* Task input
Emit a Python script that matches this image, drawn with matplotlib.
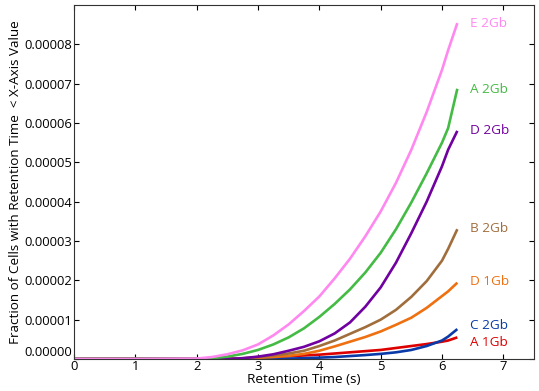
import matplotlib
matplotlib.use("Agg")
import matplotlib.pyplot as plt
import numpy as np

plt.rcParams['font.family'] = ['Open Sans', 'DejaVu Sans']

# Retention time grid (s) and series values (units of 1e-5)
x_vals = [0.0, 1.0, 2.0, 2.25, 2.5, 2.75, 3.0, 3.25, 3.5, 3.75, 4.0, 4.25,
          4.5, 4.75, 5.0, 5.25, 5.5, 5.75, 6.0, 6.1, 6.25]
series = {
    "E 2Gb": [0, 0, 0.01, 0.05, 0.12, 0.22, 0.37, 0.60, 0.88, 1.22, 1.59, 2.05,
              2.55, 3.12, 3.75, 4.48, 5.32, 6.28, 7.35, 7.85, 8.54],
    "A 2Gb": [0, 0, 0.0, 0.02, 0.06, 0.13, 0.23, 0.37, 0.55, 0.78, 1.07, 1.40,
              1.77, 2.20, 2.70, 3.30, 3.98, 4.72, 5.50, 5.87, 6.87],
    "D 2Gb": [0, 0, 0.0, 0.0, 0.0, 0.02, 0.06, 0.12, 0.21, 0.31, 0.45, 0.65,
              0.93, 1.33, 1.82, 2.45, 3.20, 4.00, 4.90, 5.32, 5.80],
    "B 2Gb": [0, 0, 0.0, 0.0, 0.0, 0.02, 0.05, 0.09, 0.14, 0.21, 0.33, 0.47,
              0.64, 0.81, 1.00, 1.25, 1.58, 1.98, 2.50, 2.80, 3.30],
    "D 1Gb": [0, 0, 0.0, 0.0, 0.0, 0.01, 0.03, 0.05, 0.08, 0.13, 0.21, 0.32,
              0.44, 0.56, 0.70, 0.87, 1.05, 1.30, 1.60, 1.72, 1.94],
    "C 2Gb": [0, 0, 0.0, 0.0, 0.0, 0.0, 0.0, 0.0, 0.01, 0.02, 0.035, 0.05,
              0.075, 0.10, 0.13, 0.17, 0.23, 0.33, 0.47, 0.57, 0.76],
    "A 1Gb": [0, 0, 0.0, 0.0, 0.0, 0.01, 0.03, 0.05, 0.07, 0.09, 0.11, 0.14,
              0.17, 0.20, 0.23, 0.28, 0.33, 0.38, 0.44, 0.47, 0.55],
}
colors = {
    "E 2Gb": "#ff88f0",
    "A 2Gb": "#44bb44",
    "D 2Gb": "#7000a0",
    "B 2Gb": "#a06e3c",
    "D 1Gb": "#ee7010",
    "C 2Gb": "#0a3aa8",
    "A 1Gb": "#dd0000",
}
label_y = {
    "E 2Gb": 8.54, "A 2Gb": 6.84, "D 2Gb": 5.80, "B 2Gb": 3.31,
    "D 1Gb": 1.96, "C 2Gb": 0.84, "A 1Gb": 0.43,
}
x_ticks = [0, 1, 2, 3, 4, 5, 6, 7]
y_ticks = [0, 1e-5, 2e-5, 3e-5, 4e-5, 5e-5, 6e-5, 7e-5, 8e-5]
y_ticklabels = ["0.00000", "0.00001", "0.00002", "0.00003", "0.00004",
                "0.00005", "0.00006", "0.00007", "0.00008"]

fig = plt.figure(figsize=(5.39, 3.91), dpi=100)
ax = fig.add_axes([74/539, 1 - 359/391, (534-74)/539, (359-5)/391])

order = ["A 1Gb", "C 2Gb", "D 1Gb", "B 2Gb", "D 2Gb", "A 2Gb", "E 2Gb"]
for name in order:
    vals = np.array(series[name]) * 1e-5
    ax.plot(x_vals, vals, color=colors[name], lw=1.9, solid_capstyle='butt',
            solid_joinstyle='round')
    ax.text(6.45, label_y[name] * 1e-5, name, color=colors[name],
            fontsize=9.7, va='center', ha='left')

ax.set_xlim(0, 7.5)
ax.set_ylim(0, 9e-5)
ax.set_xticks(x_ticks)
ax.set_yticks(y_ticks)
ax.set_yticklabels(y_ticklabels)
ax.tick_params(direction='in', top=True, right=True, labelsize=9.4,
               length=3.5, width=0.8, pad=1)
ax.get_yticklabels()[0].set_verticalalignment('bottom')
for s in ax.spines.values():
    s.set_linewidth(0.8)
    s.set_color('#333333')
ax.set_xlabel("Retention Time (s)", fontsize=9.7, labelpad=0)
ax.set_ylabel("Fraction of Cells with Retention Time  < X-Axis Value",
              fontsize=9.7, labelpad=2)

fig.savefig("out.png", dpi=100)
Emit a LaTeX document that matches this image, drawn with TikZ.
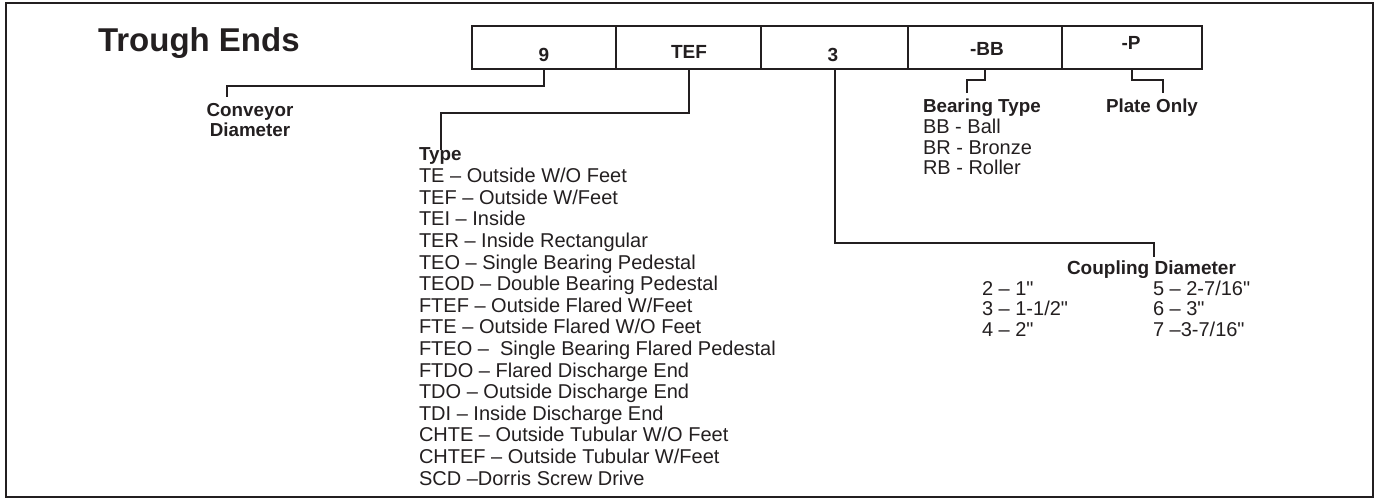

* What is asked
Reproduce every entry exactly, but omit each picture.

* Completed exercise
Emit a Python script that matches this image, drawn with matplotlib.
import matplotlib
matplotlib.use("Agg")
import matplotlib.pyplot as plt
import numpy as np

plt.rcParams['font.family'] = ['Open Sans', 'DejaVu Sans']

# Retention time grid (s) and series values (units of 1e-5)
x_vals = [0.0, 1.0, 2.0, 2.25, 2.5, 2.75, 3.0, 3.25, 3.5, 3.75, 4.0, 4.25,
          4.5, 4.75, 5.0, 5.25, 5.5, 5.75, 6.0, 6.1, 6.25]
series = {
    "E 2Gb": [0, 0, 0.01, 0.05, 0.12, 0.22, 0.37, 0.60, 0.88, 1.22, 1.59, 2.05,
              2.55, 3.12, 3.75, 4.48, 5.32, 6.28, 7.35, 7.85, 8.54],
    "A 2Gb": [0, 0, 0.0, 0.02, 0.06, 0.13, 0.23, 0.37, 0.55, 0.78, 1.07, 1.40,
              1.77, 2.20, 2.70, 3.30, 3.98, 4.72, 5.50, 5.87, 6.87],
    "D 2Gb": [0, 0, 0.0, 0.0, 0.0, 0.02, 0.06, 0.12, 0.21, 0.31, 0.45, 0.65,
              0.93, 1.33, 1.82, 2.45, 3.20, 4.00, 4.90, 5.32, 5.80],
    "B 2Gb": [0, 0, 0.0, 0.0, 0.0, 0.02, 0.05, 0.09, 0.14, 0.21, 0.33, 0.47,
              0.64, 0.81, 1.00, 1.25, 1.58, 1.98, 2.50, 2.80, 3.30],
    "D 1Gb": [0, 0, 0.0, 0.0, 0.0, 0.01, 0.03, 0.05, 0.08, 0.13, 0.21, 0.32,
              0.44, 0.56, 0.70, 0.87, 1.05, 1.30, 1.60, 1.72, 1.94],
    "C 2Gb": [0, 0, 0.0, 0.0, 0.0, 0.0, 0.0, 0.0, 0.01, 0.02, 0.035, 0.05,
              0.075, 0.10, 0.13, 0.17, 0.23, 0.33, 0.47, 0.57, 0.76],
    "A 1Gb": [0, 0, 0.0, 0.0, 0.0, 0.01, 0.03, 0.05, 0.07, 0.09, 0.11, 0.14,
              0.17, 0.20, 0.23, 0.28, 0.33, 0.38, 0.44, 0.47, 0.55],
}
colors = {
    "E 2Gb": "#ff88f0",
    "A 2Gb": "#44bb44",
    "D 2Gb": "#7000a0",
    "B 2Gb": "#a06e3c",
    "D 1Gb": "#ee7010",
    "C 2Gb": "#0a3aa8",
    "A 1Gb": "#dd0000",
}
label_y = {
    "E 2Gb": 8.54, "A 2Gb": 6.84, "D 2Gb": 5.80, "B 2Gb": 3.31,
    "D 1Gb": 1.96, "C 2Gb": 0.84, "A 1Gb": 0.43,
}
x_ticks = [0, 1, 2, 3, 4, 5, 6, 7]
y_ticks = [0, 1e-5, 2e-5, 3e-5, 4e-5, 5e-5, 6e-5, 7e-5, 8e-5]
y_ticklabels = ["0.00000", "0.00001", "0.00002", "0.00003", "0.00004",
                "0.00005", "0.00006", "0.00007", "0.00008"]

fig = plt.figure(figsize=(5.39, 3.91), dpi=100)
ax = fig.add_axes([74/539, 1 - 359/391, (534-74)/539, (359-5)/391])

order = ["A 1Gb", "C 2Gb", "D 1Gb", "B 2Gb", "D 2Gb", "A 2Gb", "E 2Gb"]
for name in order:
    vals = np.array(series[name]) * 1e-5
    ax.plot(x_vals, vals, color=colors[name], lw=1.9, solid_capstyle='butt',
            solid_joinstyle='round')
    ax.text(6.45, label_y[name] * 1e-5, name, color=colors[name],
            fontsize=9.7, va='center', ha='left')

ax.set_xlim(0, 7.5)
ax.set_ylim(0, 9e-5)
ax.set_xticks(x_ticks)
ax.set_yticks(y_ticks)
ax.set_yticklabels(y_ticklabels)
ax.tick_params(direction='in', top=True, right=True, labelsize=9.4,
               length=3.5, width=0.8, pad=1)
ax.get_yticklabels()[0].set_verticalalignment('bottom')
for s in ax.spines.values():
    s.set_linewidth(0.8)
    s.set_color('#333333')
ax.set_xlabel("Retention Time (s)", fontsize=9.7, labelpad=0)
ax.set_ylabel("Fraction of Cells with Retention Time  < X-Axis Value",
              fontsize=9.7, labelpad=2)

fig.savefig("out.png", dpi=100)
Emit a LaTeX document that matches this image, drawn with TikZ.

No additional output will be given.